— START OF Source material —
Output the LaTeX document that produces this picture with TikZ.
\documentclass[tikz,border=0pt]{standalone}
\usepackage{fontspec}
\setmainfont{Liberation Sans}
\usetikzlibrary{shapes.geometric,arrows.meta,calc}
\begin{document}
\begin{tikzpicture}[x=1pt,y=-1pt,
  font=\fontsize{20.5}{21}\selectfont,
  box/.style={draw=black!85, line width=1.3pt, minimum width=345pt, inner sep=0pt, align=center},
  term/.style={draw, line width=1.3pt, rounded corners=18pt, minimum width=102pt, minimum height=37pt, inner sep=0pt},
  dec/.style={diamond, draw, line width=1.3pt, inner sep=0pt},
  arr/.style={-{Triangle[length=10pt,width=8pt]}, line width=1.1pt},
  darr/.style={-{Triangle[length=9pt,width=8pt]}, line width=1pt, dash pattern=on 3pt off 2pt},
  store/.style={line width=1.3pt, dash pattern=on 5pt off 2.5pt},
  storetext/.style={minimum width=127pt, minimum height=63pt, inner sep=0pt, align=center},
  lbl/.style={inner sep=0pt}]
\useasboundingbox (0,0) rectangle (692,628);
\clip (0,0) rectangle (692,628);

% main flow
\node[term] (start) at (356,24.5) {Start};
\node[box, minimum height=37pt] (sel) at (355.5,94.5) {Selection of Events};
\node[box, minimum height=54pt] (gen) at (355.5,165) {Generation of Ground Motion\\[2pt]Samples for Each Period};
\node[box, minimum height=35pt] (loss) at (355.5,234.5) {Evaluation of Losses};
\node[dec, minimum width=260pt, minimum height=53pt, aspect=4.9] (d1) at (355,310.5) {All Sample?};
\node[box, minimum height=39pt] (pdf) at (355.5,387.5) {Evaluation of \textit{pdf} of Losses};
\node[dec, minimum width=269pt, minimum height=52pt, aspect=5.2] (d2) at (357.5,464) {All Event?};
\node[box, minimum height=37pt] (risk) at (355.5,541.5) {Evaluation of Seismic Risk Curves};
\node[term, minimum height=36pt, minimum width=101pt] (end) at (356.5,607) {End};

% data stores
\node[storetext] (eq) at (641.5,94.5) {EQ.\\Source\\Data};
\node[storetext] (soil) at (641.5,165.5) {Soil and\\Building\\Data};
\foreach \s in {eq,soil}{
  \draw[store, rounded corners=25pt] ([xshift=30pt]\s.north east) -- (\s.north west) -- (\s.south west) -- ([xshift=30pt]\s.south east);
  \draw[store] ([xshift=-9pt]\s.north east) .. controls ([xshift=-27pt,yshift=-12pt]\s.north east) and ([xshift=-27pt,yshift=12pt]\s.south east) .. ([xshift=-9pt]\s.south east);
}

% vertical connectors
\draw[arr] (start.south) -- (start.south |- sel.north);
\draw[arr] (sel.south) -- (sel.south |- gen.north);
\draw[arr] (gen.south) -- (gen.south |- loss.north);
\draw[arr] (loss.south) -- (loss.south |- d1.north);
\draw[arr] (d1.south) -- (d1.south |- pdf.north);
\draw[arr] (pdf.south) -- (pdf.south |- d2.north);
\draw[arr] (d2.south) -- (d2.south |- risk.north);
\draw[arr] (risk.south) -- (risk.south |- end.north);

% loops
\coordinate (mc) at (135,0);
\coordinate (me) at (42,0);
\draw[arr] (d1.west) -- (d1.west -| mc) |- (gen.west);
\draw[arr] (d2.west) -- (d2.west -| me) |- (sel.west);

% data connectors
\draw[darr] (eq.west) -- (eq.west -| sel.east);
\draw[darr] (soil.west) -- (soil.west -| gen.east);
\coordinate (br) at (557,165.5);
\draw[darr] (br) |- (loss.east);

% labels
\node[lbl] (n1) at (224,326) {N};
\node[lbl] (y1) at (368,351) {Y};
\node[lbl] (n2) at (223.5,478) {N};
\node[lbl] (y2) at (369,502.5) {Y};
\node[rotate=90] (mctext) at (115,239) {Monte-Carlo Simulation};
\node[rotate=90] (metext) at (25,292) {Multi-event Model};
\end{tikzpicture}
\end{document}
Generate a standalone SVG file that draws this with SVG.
— END OF Source material —
## Direction
Each line above must be reproduced exactly as it stands.

## Solution to the problem
Output the LaTeX document that produces this picture with TikZ.
\documentclass[tikz,border=0pt]{standalone}
\usepackage{fontspec}
\setmainfont{Liberation Sans}
\usetikzlibrary{shapes.geometric,arrows.meta,calc}
\begin{document}
\begin{tikzpicture}[x=1pt,y=-1pt,
  font=\fontsize{20.5}{21}\selectfont,
  box/.style={draw=black!85, line width=1.3pt, minimum width=345pt, inner sep=0pt, align=center},
  term/.style={draw, line width=1.3pt, rounded corners=18pt, minimum width=102pt, minimum height=37pt, inner sep=0pt},
  dec/.style={diamond, draw, line width=1.3pt, inner sep=0pt},
  arr/.style={-{Triangle[length=10pt,width=8pt]}, line width=1.1pt},
  darr/.style={-{Triangle[length=9pt,width=8pt]}, line width=1pt, dash pattern=on 3pt off 2pt},
  store/.style={line width=1.3pt, dash pattern=on 5pt off 2.5pt},
  storetext/.style={minimum width=127pt, minimum height=63pt, inner sep=0pt, align=center},
  lbl/.style={inner sep=0pt}]
\useasboundingbox (0,0) rectangle (692,628);
\clip (0,0) rectangle (692,628);

% main flow
\node[term] (start) at (356,24.5) {Start};
\node[box, minimum height=37pt] (sel) at (355.5,94.5) {Selection of Events};
\node[box, minimum height=54pt] (gen) at (355.5,165) {Generation of Ground Motion\\[2pt]Samples for Each Period};
\node[box, minimum height=35pt] (loss) at (355.5,234.5) {Evaluation of Losses};
\node[dec, minimum width=260pt, minimum height=53pt, aspect=4.9] (d1) at (355,310.5) {All Sample?};
\node[box, minimum height=39pt] (pdf) at (355.5,387.5) {Evaluation of \textit{pdf} of Losses};
\node[dec, minimum width=269pt, minimum height=52pt, aspect=5.2] (d2) at (357.5,464) {All Event?};
\node[box, minimum height=37pt] (risk) at (355.5,541.5) {Evaluation of Seismic Risk Curves};
\node[term, minimum height=36pt, minimum width=101pt] (end) at (356.5,607) {End};

% data stores
\node[storetext] (eq) at (641.5,94.5) {EQ.\\Source\\Data};
\node[storetext] (soil) at (641.5,165.5) {Soil and\\Building\\Data};
\foreach \s in {eq,soil}{
  \draw[store, rounded corners=25pt] ([xshift=30pt]\s.north east) -- (\s.north west) -- (\s.south west) -- ([xshift=30pt]\s.south east);
  \draw[store] ([xshift=-9pt]\s.north east) .. controls ([xshift=-27pt,yshift=-12pt]\s.north east) and ([xshift=-27pt,yshift=12pt]\s.south east) .. ([xshift=-9pt]\s.south east);
}

% vertical connectors
\draw[arr] (start.south) -- (start.south |- sel.north);
\draw[arr] (sel.south) -- (sel.south |- gen.north);
\draw[arr] (gen.south) -- (gen.south |- loss.north);
\draw[arr] (loss.south) -- (loss.south |- d1.north);
\draw[arr] (d1.south) -- (d1.south |- pdf.north);
\draw[arr] (pdf.south) -- (pdf.south |- d2.north);
\draw[arr] (d2.south) -- (d2.south |- risk.north);
\draw[arr] (risk.south) -- (risk.south |- end.north);

% loops
\coordinate (mc) at (135,0);
\coordinate (me) at (42,0);
\draw[arr] (d1.west) -- (d1.west -| mc) |- (gen.west);
\draw[arr] (d2.west) -- (d2.west -| me) |- (sel.west);

% data connectors
\draw[darr] (eq.west) -- (eq.west -| sel.east);
\draw[darr] (soil.west) -- (soil.west -| gen.east);
\coordinate (br) at (557,165.5);
\draw[darr] (br) |- (loss.east);

% labels
\node[lbl] (n1) at (224,326) {N};
\node[lbl] (y1) at (368,351) {Y};
\node[lbl] (n2) at (223.5,478) {N};
\node[lbl] (y2) at (369,502.5) {Y};
\node[rotate=90] (mctext) at (115,239) {Monte-Carlo Simulation};
\node[rotate=90] (metext) at (25,292) {Multi-event Model};
\end{tikzpicture}
\end{document}
Generate a standalone SVG file that draws this with SVG.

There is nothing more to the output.